Here is President Obama's address for this week. Two or three times, he tells us that his priority is to "get this economy growing faster".
Republicans and Democrats disagree over how to achieve this objective. Is "stimulus" money wasted, or can it prime the pump for growth? Do tax cuts encourage businesses to hire, so expanding the economy, or do they merely line the pockets of the already well-off? But virtually no-one questions the idea that "growing faster" should be our goal - not growth towards some vision of maturity, but "growing faster", growth for its own sake, for ever.

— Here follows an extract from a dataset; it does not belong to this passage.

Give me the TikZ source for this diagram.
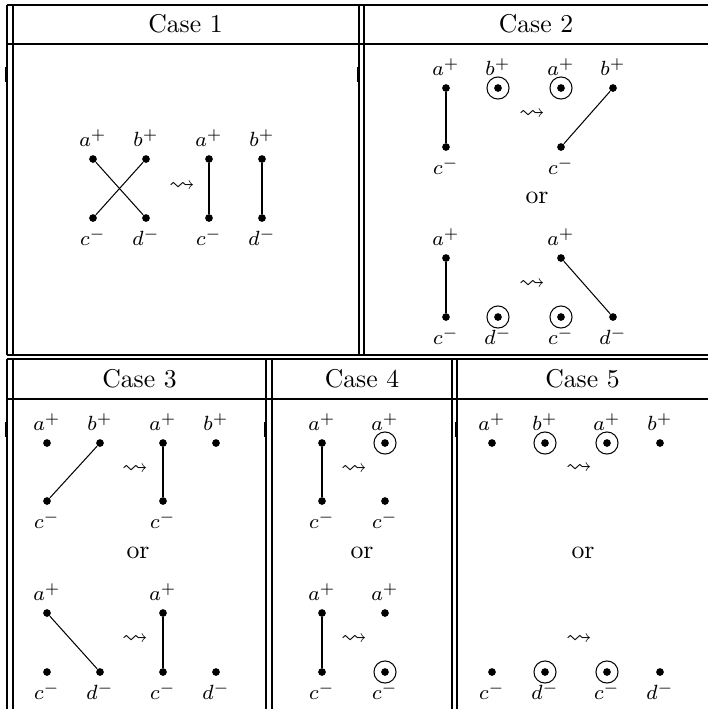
\documentclass[tikz,border=0pt]{standalone}
\usepackage{amssymb}

\tikzset{
	dot/.style={circle,fill,inner sep=0pt,minimum size=3pt},
	pdot/.style={dot,label={[lab,label distance=0.8pt]above:$#1^+$}},
	mdot/.style={dot,label={[lab]below:$#1^-$}},
	ring/.style={circle,draw,inner sep=0pt,minimum size=8.6pt},
	lab/.style={font=\footnotesize,inner sep=2.2pt},
	squig/.style={inner sep=0pt},
	rulemark/.style={line width=0.9pt}
}

\begin{document}
\begin{tikzpicture}[x=0.389pt,y=-0.389pt]

	\useasboundingbox (0,0) rectangle (708,709);

	% ---- table rules

	\draw (7,5) -- (708,5);
	\draw (7,44) -- (708,44);
	\draw (7,355) -- (708,355);
	\foreach \x in {7,13,359,364} { \draw (\x,5) -- (\x,355); }

	\draw (7,359) -- (708,359);
	\draw (7,399) -- (708,399);
	\foreach \x in {7,13,266,272,452,457} { \draw (\x,359) -- (\x,709); }

	\foreach \x/\y in {7/67,359/67,7/422,266/422,457/422} { \draw[rulemark] (\x-0.5,\y) -- ++(0,15); }

	% ---- headers

	\node (h1) at (185.5,24) {Case 1};
	\node (h2) at (536,24) {Case 2};
	\node (h3) at (139.5,379) {Case 3};
	\node (h4) at (362,379) {Case 4};
	\node (h5) at (582.5,379) {Case 5};

	\foreach \n/\x/\y in {o2/537/198, o3/138/553, o4/362/553, o5/583/553} { \node (\n) at (\x,\y) {or}; }

	% ---- vertices

	\foreach \n/\s/\l/\x/\y in {
		A1a/pdot/a/93/159, A1b/pdot/b/146/159, A1c/mdot/c/93/218, A1d/mdot/d/146/218,
		A2a/pdot/a/209/159, A2b/pdot/b/262/159, A2c/mdot/c/209/218, A2d/mdot/d/262/218,
		B1a/pdot/a/446/88, B1b/pdot/b/498/88, B1c/mdot/c/446/147,
		B2a/pdot/a/561/88, B2b/pdot/b/613/88, B2c/mdot/c/561/147,
		B3a/pdot/a/446/258, B3c/mdot/c/446/317, B3d/mdot/d/498/317,
		B4a/pdot/a/561/258, B4c/mdot/c/561/317, B4d/mdot/d/613/317,
		C1a/pdot/a/47/443, C1b/pdot/b/100/443, C1c/mdot/c/47/501,
		C2a/pdot/a/163/443, C2b/pdot/b/216/443, C2c/mdot/c/163/501,
		C3a/pdot/a/47/613, C3c/mdot/c/47/672, C3d/mdot/d/100/672,
		C4a/pdot/a/163/613, C4c/mdot/c/163/672, C4d/mdot/d/216/672,
		D1a/pdot/a/322/443, D1c/mdot/c/322/501,
		D2a/pdot/a/385/443, D2c/mdot/c/385/501,
		D3a/pdot/a/322/613, D3c/mdot/c/322/672,
		D4a/pdot/a/385/613, D4c/mdot/c/385/672,
		E1a/pdot/a/492/443, E1b/pdot/b/545/443, E2a/pdot/a/607/443, E2b/pdot/b/660/443,
		E3c/mdot/c/492/672, E3d/mdot/d/545/672, E4c/mdot/c/607/672, E4d/mdot/d/660/672}
		{ \node[\s=\l] (\n) at (\x,\y) {}; }

	% ---- circled vertices

	\foreach \n in {B1b,B2a,B3d,B4c,D2a,D4c,E1b,E2a,E3d,E4c} { \node[ring] (r\n) at (\n) {}; }

	% ---- edges

	\foreach \u/\v in {A1a/A1d, A1b/A1c, A2a/A2c, A2b/A2d,
		B1a/B1c, B2b/B2c, B3a/B3c, B4a/B4d,
		C1b/C1c, C2a/C2c, C3a/C3d, C4a/C4c,
		D1a/D1c, D3a/D3c} { \draw (\u) -- (\v); }

	% ---- moves

	\foreach \n/\x/\y in {m1/182/187, m2/532/115, m3/532/285, m4/135/470, m5/135/640,
		m6/354/470, m7/354/640, m8/579/469, m9/579/640} { \node[squig] (\n) at (\x,\y) {$\leadsto$}; }

\end{tikzpicture}
\end{document}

But nothing can grow for ever.
One of the few people who have been thinking carefully - from the perspective of technical economics - about what a no-growth or steady state economy might look like is Herman Daly, a former World Bank economist who is now a professor at Maryland. Daly is one of the founders of the new discipline of ecological economics, which aims to understand the human economy as one component of the ecology of the planet that we share. In this recent interview, he explains more about this. Here's the conclusion of the interview:
Interviewer: Do you think that in the future all economics will necessarily be ecological economics?
Daly: That’s what I expect. I mean, we’re faced with two impossibilities. On the one hand, it’s politically impossible to stop growth. On the other hand, it’s biophysically impossible to continue it ad infinitum. So, which impossibility is fundamentally impossible? Well, you know, I’ll take my chances with trying to change the politically impossible, because I don’t think I can change the biophysically impossible.